Using such comment sheets has obvious benefits for instructors: because a commonly-recurring difficulty needn't be explained on each paper that contains it, the time saved can be invested in writing one comment that clearly sets out the difficulty. Since deciding what to write on a comment sheet requires thinking about the progress of the class as a whole, it can suggest ways to tailor the course more specifically to its students. The general comment sheet further enables instructors to use comments on individual papers to address each paper's details.
For student's, general comment sheets help overcome the academic vacuum in which they do their assignments. If students see positive examples of classmates' work "published" (anonymously) on a comment sheet, they not only gain a better understanding of the criteria used to assess their work but also see successful models to follow. Since students rarely see each other's work, weaker students usually have no opportunity to examine and imitate strong models. Students who will be asked to do two or more similar assignments over the course of the semester will find general comments sheets particularly helpful.

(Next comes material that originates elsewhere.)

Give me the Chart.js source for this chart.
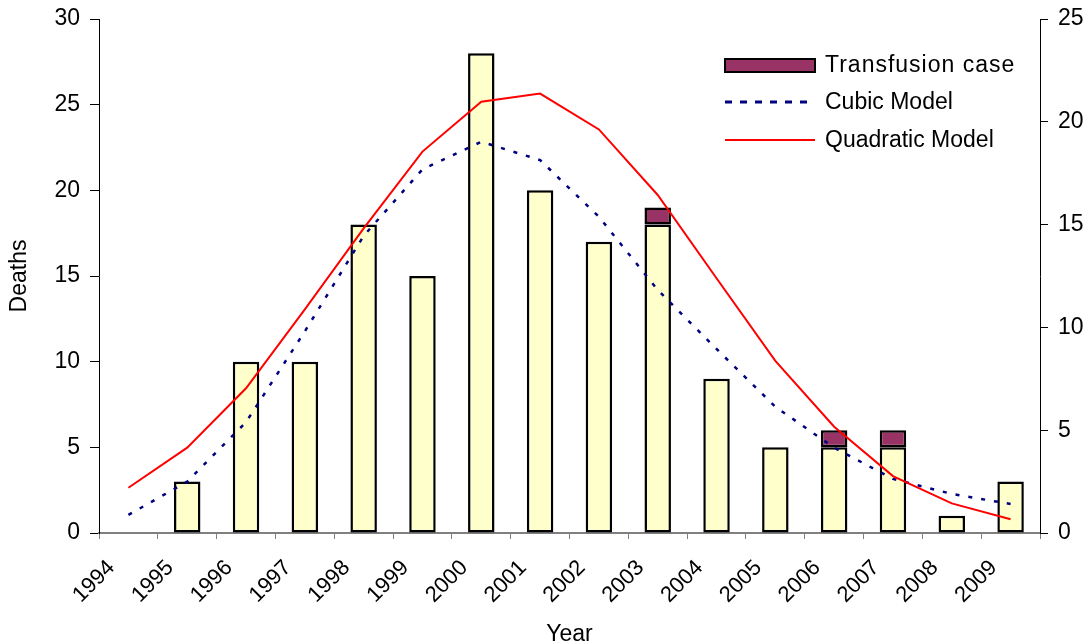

Students, both weaker- and stronger-performing, may also receive a psychological boost from comment sheets. The students whose work is excerpted see that their achievement is recognized, while students who are having difficulties that are addressed on a comment sheet see that they are not alone. Because the comments on such a sheet are, by definition, less personally directed than comments on individual papers, they may reach students who tend to react negatively to criticisms of their work.
my classes have reacted to general comment sheets with universal enthusiasm.
Several have mentioned in their course evaluations that the comments and
positive examples helped them improve their work. Any instructor who wishes,
without extending grading time for hours, to write specific comments that
will help his or her students perform better on assignments will find
general comment sheets immensely useful.